Reading the sleekly illustrated mini kuš! #136 (‘Rain in Tears’) directly after its predecessor, #135’s loose and meandering ‘The Boy and the Worm’ only serves to underline just how much the line has positioned itself as one of the premier showcases of the breadth and wide-ranging potential of comics narrative.
Mao’s ‘Rain in Tears’ is, in some ways, one of the more traditional uses of the form to be seen in the format in terms of page structure and panel-to-panel storytelling. And yet it retains an experimental approach at the same time. The plot centres on a group of scientists bioengineering octopuses and repositions familiar science fiction tropes of built-in obsolescence (as in the replicants of Blade Runner) into a perspective-altering narrative.

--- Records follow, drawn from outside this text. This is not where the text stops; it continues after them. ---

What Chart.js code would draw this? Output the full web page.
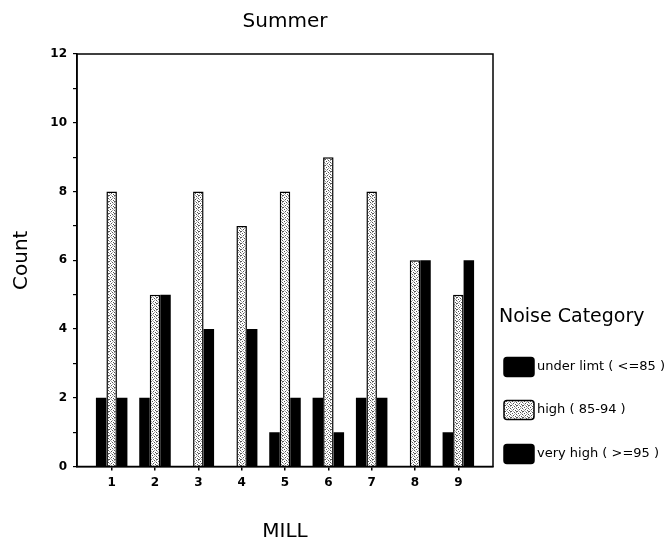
<!DOCTYPE html>
<html>
<head>
<meta charset="utf-8">
<script src="https://cdn.jsdelivr.net/npm/chart.js@4/dist/chart.umd.min.js"></script>
<style>
  html, body { margin: 0; padding: 0; background: #fff; }
  #wrap { width: 671px; height: 544px; }
</style>
</head>
<body>
<div id="wrap"><canvas id="c" width="671" height="544"></canvas></div>
<script>
const mills = [1, 2, 3, 4, 5, 6, 7, 8, 9];
const underLimit = [2, 2, 0, 0, 1, 2, 2, 0, 1];
const high = [8, 5, 8, 7, 8, 9, 8, 6, 5];
const veryHigh = [2, 5, 4, 4, 2, 1, 2, 6, 6];
const seriesLabels = ['under limt ( <=85 )', 'high ( 85-94 )', 'very high ( >=95 )'];
const yTickLabels = [0, 2, 4, 6, 8, 10, 12];
const chartTitle = 'Summer';
const xTitle = 'MILL';
const yTitle = 'Count';
const legendTitle = 'Noise Category';

const FONT = "'DejaVu Sans', Verdana, sans-serif";
const canvas = document.getElementById('c');
const ctx = canvas.getContext('2d');

function makePattern() {
  const p = document.createElement('canvas');
  p.width = 6; p.height = 6;
  const g = p.getContext('2d');
  g.fillStyle = '#ffffff';
  g.fillRect(0, 0, 6, 6);
  g.fillStyle = '#555555';
  [[0,0],[3,1],[1,3],[4,4],[2,5],[5,2],[0,3]].forEach(([x, y]) => g.fillRect(x, y, 1, 1));
  g.fillStyle = '#a8a8a8';
  [[2,2],[5,5],[0,4],[4,0],[3,3],[1,1]].forEach(([x, y]) => g.fillRect(x, y, 1, 1));
  return ctx.createPattern(p, 'repeat');
}
const hatch = makePattern();

const toPts = arr => arr.map((v, i) => ({ x: mills[i], y: v }));

const fills = ['#000000', hatch, '#000000'];

const frameAndLegend = {
  id: 'frameAndLegend',
  afterDraw(chart) {
    const c = chart.ctx;
    const a = chart.chartArea;
    c.save();
    c.strokeStyle = '#000';
    c.lineWidth = 1.5;
    c.strokeRect(a.left, a.top, a.right - a.left, a.bottom - a.top);

    // legend
    c.fillStyle = '#000';
    c.font = '19px ' + FONT;
    c.textBaseline = 'middle';
    c.textAlign = 'left';
    c.fillText(legendTitle, 499, 317);
    const ys = [367, 410, 454];
    chart.data.datasets.forEach((ds, i) => {
      const y = ys[i];
      const bx = 504, bw = 30, bh = 19;
      c.beginPath();
      if (c.roundRect) c.roundRect(bx, y - bh / 2, bw, bh, 3); else c.rect(bx, y - bh / 2, bw, bh);
      c.fillStyle = ds.backgroundColor;
      c.fill();
      c.lineWidth = 1.5;
      c.strokeStyle = '#000';
      c.stroke();
      c.fillStyle = '#000';
      c.font = '13px ' + FONT;
      c.fillText(ds.label, 537, y);
    });
    c.restore();
  }
};

new Chart(canvas, {
  type: 'bar',
  data: {
    datasets: [
      { label: seriesLabels[0], data: toPts(underLimit), backgroundColor: fills[0], borderColor: '#000', borderWidth: 0 },
      { label: seriesLabels[1], data: toPts(high), backgroundColor: fills[1], borderColor: '#000', borderWidth: 1.5 },
      { label: seriesLabels[2], data: toPts(veryHigh), backgroundColor: fills[2], borderColor: '#000', borderWidth: 0 }
    ]
  },
  options: {
    responsive: false,
    animation: false,
    devicePixelRatio: 1,
    categoryPercentage: 0.727,
    barPercentage: 1.0,
    layout: { padding: { left: 10, right: 178, top: 0, bottom: 0 } },
    plugins: {
      legend: { display: false },
      tooltip: { enabled: false },
      title: {
        display: true,
        text: chartTitle,
        fullSize: false,
        color: '#000',
        font: { family: FONT, size: 20, weight: 'normal' },
        padding: { top: 10, bottom: 20 }
      }
    },
    scales: {
      x: {
        type: 'linear',
        min: 0.2,
        max: 9.8,
        offset: false,
        afterBuildTicks: s => { s.ticks = mills.map(v => ({ value: v })); },
        afterFit: s => { s.height = 77.5; },
        ticks: {
          color: '#000',
          font: { family: FONT, size: 12, weight: 'bold' },
          padding: 5,
          maxRotation: 0,
          autoSkip: false,
          callback: v => String(v)
        },
        grid: { display: true, offset: false, drawOnChartArea: false, drawTicks: true, tickLength: 4, color: '#000', lineWidth: 1.5 },
        border: { display: true, color: '#000', width: 1.5 },
        title: {
          display: true,
          text: xTitle,
          color: '#000',
          font: { family: FONT, size: 20, weight: 'normal' },
          padding: { top: 0, bottom: 0 }
        }
      },
      y: {
        min: 0,
        max: 12,
        afterFit: s => { s.width = 67; },
        ticks: {
          stepSize: 1,
          color: '#000',
          font: { family: FONT, size: 12, weight: 'bold' },
          padding: 6,
          callback: v => (yTickLabels.includes(v) ? String(v) : '')
        },
        grid: { display: true, drawOnChartArea: false, drawTicks: true, tickLength: 4, color: '#000', lineWidth: 1.2 },
        border: { display: true, color: '#000', width: 1.5 },
        title: {
          display: true,
          text: yTitle,
          color: '#000',
          font: { family: FONT, size: 20, weight: 'normal' },
          padding: { top: 0, bottom: 0 }
        }
      }
    }
  },
  plugins: [frameAndLegend]
});
</script>
</body>
</html>
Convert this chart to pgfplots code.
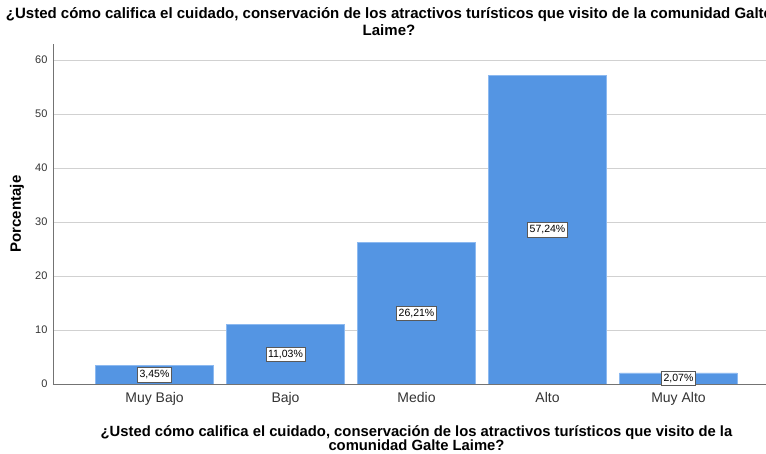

What if evolution itself was considered to be confining and imprisoning? What would be the repercussions for both test subjects, environment, and those who put the process into motion? As the group monitors its work in adapting the creatures’ biology the inevitable consequences of their arrogance begin to manifest.
Mao wraps up philosophical discourse in a recognisable parable of human folly in these pages with a story that integrates the digital world of the scientists’ research into the real world reality of their actions. Mood is kept tense and tautly atmospheric with a use of colour coding that contrasts a clinical aesthetic with an organic one. A creepily thought-provoking short.